Information shown:
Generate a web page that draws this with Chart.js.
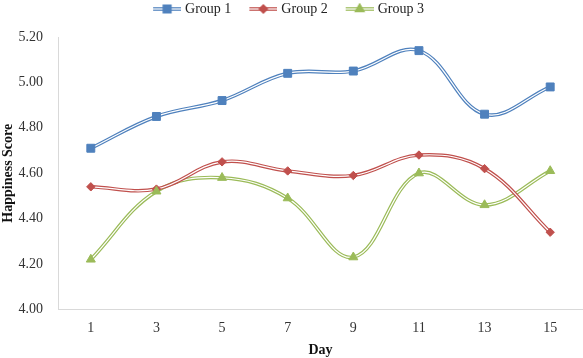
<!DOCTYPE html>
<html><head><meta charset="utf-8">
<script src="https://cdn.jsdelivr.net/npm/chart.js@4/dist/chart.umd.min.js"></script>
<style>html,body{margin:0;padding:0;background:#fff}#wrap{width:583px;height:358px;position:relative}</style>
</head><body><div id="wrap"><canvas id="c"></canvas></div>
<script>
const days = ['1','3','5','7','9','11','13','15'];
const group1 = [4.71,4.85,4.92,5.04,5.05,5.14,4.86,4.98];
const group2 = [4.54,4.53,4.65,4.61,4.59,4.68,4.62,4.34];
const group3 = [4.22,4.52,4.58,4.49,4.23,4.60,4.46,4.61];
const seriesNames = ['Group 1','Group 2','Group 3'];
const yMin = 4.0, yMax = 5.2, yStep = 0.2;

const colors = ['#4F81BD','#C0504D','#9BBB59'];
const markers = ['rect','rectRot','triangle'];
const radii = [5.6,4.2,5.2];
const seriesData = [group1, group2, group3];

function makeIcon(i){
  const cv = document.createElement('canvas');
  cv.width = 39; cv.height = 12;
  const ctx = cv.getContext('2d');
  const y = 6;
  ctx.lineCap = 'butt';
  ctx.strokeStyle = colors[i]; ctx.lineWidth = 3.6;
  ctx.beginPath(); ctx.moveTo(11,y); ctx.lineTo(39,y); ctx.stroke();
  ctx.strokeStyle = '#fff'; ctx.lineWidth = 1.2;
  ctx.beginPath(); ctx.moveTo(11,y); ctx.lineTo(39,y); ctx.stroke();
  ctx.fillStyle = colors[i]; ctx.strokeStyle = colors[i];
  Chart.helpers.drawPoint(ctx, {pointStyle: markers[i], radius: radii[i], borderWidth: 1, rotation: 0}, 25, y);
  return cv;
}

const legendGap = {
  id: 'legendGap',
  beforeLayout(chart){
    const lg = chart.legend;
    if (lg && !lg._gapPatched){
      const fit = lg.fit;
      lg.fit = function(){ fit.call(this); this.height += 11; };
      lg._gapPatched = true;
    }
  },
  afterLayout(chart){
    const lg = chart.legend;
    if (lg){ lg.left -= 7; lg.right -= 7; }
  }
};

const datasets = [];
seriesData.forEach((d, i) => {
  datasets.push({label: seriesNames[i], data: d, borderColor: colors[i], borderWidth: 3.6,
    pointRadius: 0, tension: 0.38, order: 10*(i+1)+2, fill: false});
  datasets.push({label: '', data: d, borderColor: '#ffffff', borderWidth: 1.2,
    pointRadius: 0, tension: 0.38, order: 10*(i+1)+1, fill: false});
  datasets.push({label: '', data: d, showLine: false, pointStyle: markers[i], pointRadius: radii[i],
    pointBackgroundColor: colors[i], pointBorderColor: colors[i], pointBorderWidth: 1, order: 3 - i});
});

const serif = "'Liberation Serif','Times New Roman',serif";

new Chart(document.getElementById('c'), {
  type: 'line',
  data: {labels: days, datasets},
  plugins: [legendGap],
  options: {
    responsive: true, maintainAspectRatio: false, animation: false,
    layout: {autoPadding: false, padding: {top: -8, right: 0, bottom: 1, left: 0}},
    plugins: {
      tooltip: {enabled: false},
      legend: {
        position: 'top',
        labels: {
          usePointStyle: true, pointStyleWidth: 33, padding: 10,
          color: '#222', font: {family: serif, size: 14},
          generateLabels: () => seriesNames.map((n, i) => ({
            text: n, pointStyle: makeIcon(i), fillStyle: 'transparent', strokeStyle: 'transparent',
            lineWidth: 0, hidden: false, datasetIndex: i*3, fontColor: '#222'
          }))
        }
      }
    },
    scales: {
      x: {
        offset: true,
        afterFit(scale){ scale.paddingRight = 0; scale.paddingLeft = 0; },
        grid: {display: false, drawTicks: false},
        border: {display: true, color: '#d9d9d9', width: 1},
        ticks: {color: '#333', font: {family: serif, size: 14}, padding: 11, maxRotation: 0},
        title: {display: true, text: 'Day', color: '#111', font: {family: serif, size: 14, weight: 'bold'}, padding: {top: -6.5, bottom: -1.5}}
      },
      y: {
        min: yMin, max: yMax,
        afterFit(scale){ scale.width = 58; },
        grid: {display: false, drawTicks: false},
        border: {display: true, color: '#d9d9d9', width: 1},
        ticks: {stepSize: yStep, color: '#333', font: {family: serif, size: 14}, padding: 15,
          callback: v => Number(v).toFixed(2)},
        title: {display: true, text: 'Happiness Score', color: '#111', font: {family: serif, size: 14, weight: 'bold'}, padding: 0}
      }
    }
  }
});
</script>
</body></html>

Work to do: Print, exactly as written, the lines above from the first one to the one containing "const seriesData = [group1, group2, group3];". Leave out pictures.

Response for this exercise:
Generate a web page that draws this with Chart.js.
<!DOCTYPE html>
<html><head><meta charset="utf-8">
<script src="https://cdn.jsdelivr.net/npm/chart.js@4/dist/chart.umd.min.js"></script>
<style>html,body{margin:0;padding:0;background:#fff}#wrap{width:583px;height:358px;position:relative}</style>
</head><body><div id="wrap"><canvas id="c"></canvas></div>
<script>
const days = ['1','3','5','7','9','11','13','15'];
const group1 = [4.71,4.85,4.92,5.04,5.05,5.14,4.86,4.98];
const group2 = [4.54,4.53,4.65,4.61,4.59,4.68,4.62,4.34];
const group3 = [4.22,4.52,4.58,4.49,4.23,4.60,4.46,4.61];
const seriesNames = ['Group 1','Group 2','Group 3'];
const yMin = 4.0, yMax = 5.2, yStep = 0.2;

const colors = ['#4F81BD','#C0504D','#9BBB59'];
const markers = ['rect','rectRot','triangle'];
const radii = [5.6,4.2,5.2];
const seriesData = [group1, group2, group3];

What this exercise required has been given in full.